A man on a snowmobile hit and killed a sled dog participating in the Iditarod.
Arnold Demoski, who was subsequently arrested, said he was driving “blackout drunk” when the accident occurred. “I don’t know how I can possibly make it right,” he said. “I hope they can forgive me. I didn’t mean it.” He was taken into custody by Alaska State Troopers on Saturday. As reported by USA Today, he faces two counts of third-degree assault, one count of reckless endangerment, one count of reckless driving and five counts of fifth-degree criminal mischief.
Near the town of Nulato, Demoski struck two teams of dogs led by Jeff King and Aliy Zirkle racing separately towards the village, according to race officials. Demoski, as reported by Alaska Dispatch News, said he was coming back home after drinking.
One of King’s dogs was killed and at least two others were injured in the accident. Also injured was one of Zirkle’s dogs. While officials initially said that King also sustained injuries, he later said that Demoski’s snowmobile had missed both him and his sled.

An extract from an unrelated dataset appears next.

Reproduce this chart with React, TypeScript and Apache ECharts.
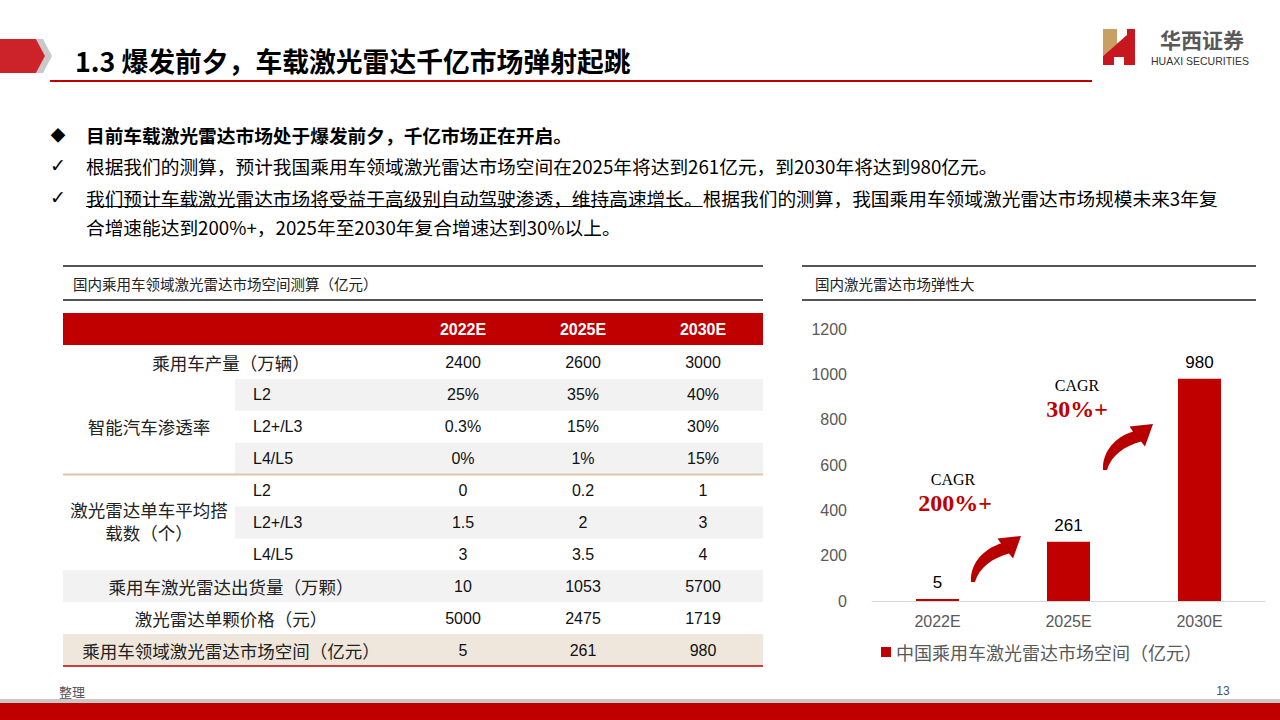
import React, { useEffect, useRef } from 'react';
import * as echarts from 'echarts';

// ---------- data ----------
const years = ['2022E', '2025E', '2030E'];
const carOutput = ['2400', '2600', '3000'];
const levels = ['L2', 'L2+/L3', 'L4/L5'];
const penL2 = ['25%', '35%', '40%'];
const penL23 = ['0.3%', '15%', '30%'];
const penL45 = ['0%', '1%', '15%'];
const lidarL2 = ['0', '0.2', '1'];
const lidarL23 = ['1.5', '2', '3'];
const lidarL45 = ['3', '3.5', '4'];
const shipments = ['10', '1053', '5700'];
const unitPrice = ['5000', '2475', '1719'];
const marketSize = [5, 261, 980];
const cagrLabels = ['200%+', '30%+'];
const legendName = '中国乘用车激光雷达市场空间（亿元）';

const pageTitle = '1.3 爆发前夕，车载激光雷达千亿市场弹射起跳';
const bullet1 = '目前车载激光雷达市场处于爆发前夕，千亿市场正在开启。';
const bullet2 = '根据我们的测算，预计我国乘用车领域激光雷达市场空间在2025年将达到261亿元，到2030年将达到980亿元。';
const bullet3a = '我们预计车载激光雷达市场将受益于高级别自动驾驶渗透，维持高速增长。';
const bullet3b = '根据我们的测算，我国乘用车领域激光雷达市场规模未来3年复';
const bullet3c = '合增速能达到200%+，2025年至2030年复合增速达到30%以上。';
const tableTitle = '国内乘用车领域激光雷达市场空间测算（亿元）';
const chartTitle = '国内激光雷达市场弹性大';

// ---------- shapes ----------
const ARROW_D =
  'M0 46 C-1 28 12 13 30 7.5 L26.5 2.5 L50 0 L42 22.5 L38 17.5 C21 22 8 32 4 46 Z';
echarts.graphic.registerShape('cagrArrow', echarts.graphic.extendPath(ARROW_D, {}));

const CJK = '"Noto Sans CJK SC","Noto Sans",sans-serif';
const ARIAL = '"Liberation Sans",Arial,sans-serif';
const TIMES = '"Liberation Serif","Times New Roman",serif';
const RED = '#C00000';

function txt(x: number, y: number, text: string, o: any = {}) {
  const align = o.align || 'left';
  return {
    type: 'text',
    x,
    y,
    silent: true,
    style: {
      text,
      fill: o.color || '#000',
      fontSize: o.size || 16,
      fontFamily: o.family || CJK,
      fontWeight: o.weight || 'normal',
      align,
      textAlign: align,
      verticalAlign: 'middle',
      textVerticalAlign: 'middle',
      lineHeight: o.lineHeight,
    },
  };
}
function rect(x: number, y: number, w: number, h: number, fill: string) {
  return { type: 'rect', silent: true, shape: { x, y, width: w, height: h }, style: { fill } };
}
function line(x1: number, y1: number, x2: number, y2: number, stroke: string, lw: number) {
  return { type: 'line', silent: true, shape: { x1, y1, x2, y2 }, style: { stroke, lineWidth: lw } };
}
function poly(points: number[][], fill: string) {
  return { type: 'polygon', silent: true, shape: { points }, style: { fill } };
}
function measure(text: string, font: string) {
  const c = document.createElement('canvas').getContext('2d');
  if (!c) return text.length * 18;
  c.font = font;
  return c.measureText(text).width;
}

export default function App() {
  const ref = useRef<HTMLDivElement>(null);
  useEffect(() => {
    const el = ref.current;
    if (!el) return;
    const chart = echarts.init(el, null, { renderer: 'svg' });

    const g: any[] = [];
    // header
    g.push(poly([[36, 39], [43, 39], [52, 56], [43, 73], [36, 73], [45, 56]], '#C8C8C8'));
    g.push(poly([[0, 39], [36, 39], [45, 56], [36, 73], [0, 73]], '#CC2229'));
    g.push(txt(75, 60, pageTitle, { size: 26.8, weight: 'bold' }));
    g.push(line(50, 81, 1092, 81, RED, 2));
    // logo
    g.push(poly([[1103, 29], [1117, 29], [1117, 44], [1103, 56]], '#C9A063'));
    g.push(
      poly(
        [[1103, 56], [1127, 35], [1127, 29], [1135, 29], [1135, 65], [1124, 65], [1124, 57], [1114, 57], [1114, 65], [1103, 65]],
        '#C8161E'
      )
    );
    g.push(txt(1202, 39, '华西证券', { size: 21, weight: 'bold', color: '#595959', align: 'center' }));
    g.push(txt(1200, 61, 'HUAXI SECURITIES', { size: 10.5, family: ARIAL, color: '#333', align: 'center' }));

    // bullets
    const bFont = 18.7;
    g.push(txt(58, 134, '◆', { size: 15, align: 'center' }));
    g.push(txt(86, 134, bullet1, { size: bFont, weight: 'bold' }));
    g.push(txt(58, 165, '✓', { size: 19, align: 'center', family: '"DejaVu Sans",sans-serif' }));
    g.push(txt(86, 165, bullet2, { size: bFont }));
    g.push(txt(58, 197, '✓', { size: 19, align: 'center', family: '"DejaVu Sans",sans-serif' }));
    const w3a = measure(bullet3a, `${bFont}px "Noto Sans CJK SC"`);
    g.push(txt(86, 197, bullet3a, { size: bFont }));
    g.push(line(86, 206.5, 86 + w3a, 206.5, '#000', 1));
    g.push(txt(86 + w3a, 197, bullet3b, { size: bFont }));
    g.push(txt(86, 226, bullet3c, { size: bFont }));

    // table title panel
    g.push(line(63, 266, 763, 266, '#555', 2));
    g.push(line(63, 300, 763, 300, '#555', 2));
    g.push(txt(73, 283, tableTitle, { size: 14.5, color: '#222' }));
    // right chart title panel
    g.push(line(802, 266, 1256, 266, '#555', 2));
    g.push(line(802, 300, 1256, 300, '#555', 2));
    g.push(txt(815, 283, chartTitle, { size: 14.5, color: '#222' }));

    // table
    const colX = [463, 583, 703];
    const rowTop = 347;
    const rowH = 31.9;
    g.push(rect(63, 313, 700, 32, RED));
    years.forEach((y, i) => g.push(txt(colX[i], 329, y, { size: 16, weight: 'bold', family: ARIAL, color: '#fff', align: 'center' })));

    const rows: any[] = [
      { label: '乘用车产量（万辆）', values: carOutput },
      { sub: levels[0], values: penL2, bg: '#F2F2F2' },
      { sub: levels[1], values: penL23 },
      { sub: levels[2], values: penL45, bg: '#F2F2F2' },
      { sub: levels[0], values: lidarL2 },
      { sub: levels[1], values: lidarL23, bg: '#F2F2F2' },
      { sub: levels[2], values: lidarL45 },
      { label: '乘用车激光雷达出货量（万颗）', values: shipments, bg: '#F2F2F2' },
      { label: '激光雷达单颗价格（元）', values: unitPrice },
      { label: '乘用车领域激光雷达市场空间（亿元）', values: marketSize.map(String), bg: '#EFE7DC' },
    ];
    rows.forEach((r, i) => {
      const top = rowTop + i * rowH;
      const cy = top + rowH / 2;
      if (r.bg) {
        if (r.label) g.push(rect(63, top, 700, rowH, r.bg));
        else g.push(rect(235, top, 528, rowH, r.bg));
      }
      if (r.label) g.push(txt(231, cy, r.label, { size: 17.5, color: '#222', align: 'center' }));
      if (r.sub) g.push(txt(253, cy, r.sub, { size: 16, family: ARIAL, color: '#111' }));
      r.values.forEach((v: string, j: number) =>
        g.push(txt(colX[j], cy, v, { size: 16, family: ARIAL, color: '#111', align: 'center' }))
      );
    });
    g.push(txt(149, rowTop + 2.5 * rowH, '智能汽车渗透率', { size: 17.5, color: '#222', align: 'center' }));
    g.push(
      txt(149, rowTop + 5.5 * rowH - 1, '激光雷达单车平均搭\n载数（个）', { size: 17.5, color: '#222', align: 'center', lineHeight: 23 })
    );
    g.push(line(63, rowTop + 4 * rowH, 763, rowTop + 4 * rowH, '#D8C8A8', 2));
    g.push(line(63, rowTop + 10 * rowH, 763, rowTop + 10 * rowH, RED, 1.5));

    // CAGR annotations
    g.push({ type: 'cagrArrow', x: 971, y: 536, silent: true, style: { fill: '#B80000' } });
    g.push({ type: 'cagrArrow', x: 1103, y: 424, silent: true, style: { fill: '#B80000' } });
    g.push(txt(953, 479, 'CAGR', { size: 16, family: TIMES, align: 'center' }));
    g.push(txt(955, 503, cagrLabels[0], { size: 24, family: TIMES, weight: 'bold', color: RED, align: 'center' }));
    g.push(txt(1077, 385, 'CAGR', { size: 16, family: TIMES, align: 'center' }));
    g.push(txt(1077, 409, cagrLabels[1], { size: 24, family: TIMES, weight: 'bold', color: RED, align: 'center' }));

    // footer
    g.push(txt(72, 691, '整理', { size: 13, color: '#555', align: 'center' }));
    g.push(txt(1223, 691, '13', { size: 12, family: ARIAL, color: '#44546A', align: 'center' }));
    g.push(rect(0, 699, 1280, 4, '#C8C8C8'));
    g.push(rect(0, 703, 1280, 17, RED));

    const option: any = {
      animation: false,
      backgroundColor: '#fff',
      textStyle: { fontFamily: ARIAL },
      grid: { left: 872, right: 15, top: 329, bottom: 119, containLabel: false },
      legend: {
        data: [legendName],
        left: 876,
        top: 638,
        icon: 'rect',
        itemWidth: 10,
        itemHeight: 10,
        textStyle: { color: '#595959', fontSize: 18, fontFamily: CJK },
      },
      xAxis: {
        type: 'category',
        data: years,
        axisLine: { lineStyle: { color: '#D9D9D9', width: 1 } },
        axisTick: { show: false },
        axisLabel: { color: '#595959', fontSize: 16, margin: 12, fontFamily: ARIAL },
      },
      yAxis: {
        type: 'value',
        min: 0,
        max: 1200,
        interval: 200,
        axisLine: { show: false },
        axisTick: { show: false },
        splitLine: { show: false },
        axisLabel: {
          color: '#595959',
          fontSize: 16,
          margin: 25,
          fontFamily: ARIAL,
          formatter: (v: number) => String(v),
        },
      },
      series: [
        {
          type: 'bar',
          name: legendName,
          data: marketSize,
          barWidth: 43,
          barMinHeight: 2,
          itemStyle: { color: RED },
          label: { show: true, position: 'top', distance: 8, color: '#000', fontSize: 17, fontFamily: ARIAL },
        },
      ],
      graphic: { elements: g },
    };
    chart.setOption(option);
    return () => chart.dispose();
  }, []);
  return (
    <div
      ref={ref}
      style={{ position: 'fixed', left: 0, top: 0, width: 1280, height: 720, background: '#fff' }}
    />
  );
}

Upon waking up Saturday morning and hearing what had happened, Demoski checked his snowmobile – which he said was missing a part and had stains – and realized he had caused the accident.
In a statement, organizers of the Iditarod said, “Regrettably, this incident very much alters the race of the two mushers competing for a win; however, both are going to continue on their way toward Nome.”
CBS News reports that Zirkle was racing from Kokukuk to Nulato, a distance of less than 20 miles, when she was struck. “I’m really bad. Someone tried to kill me with a snowmachine,” she said. Between the years of 2012 and 2014, she has finished second thrice.
King, who has won the race four times, was hit when he and his team reached the vicinity 12 miles outside of Nutalo. Although the snowmobile missed him narrowly, he said it struck his dogs at high speed. “One of my dogs was killed pretty much on the spot, and a couple others I gave first aid to the best I could and loaded them into my sled,” he said. “I kind of felt like a triage ambulance.” He added that it did not seem like an accident, but like “an act of bravado.”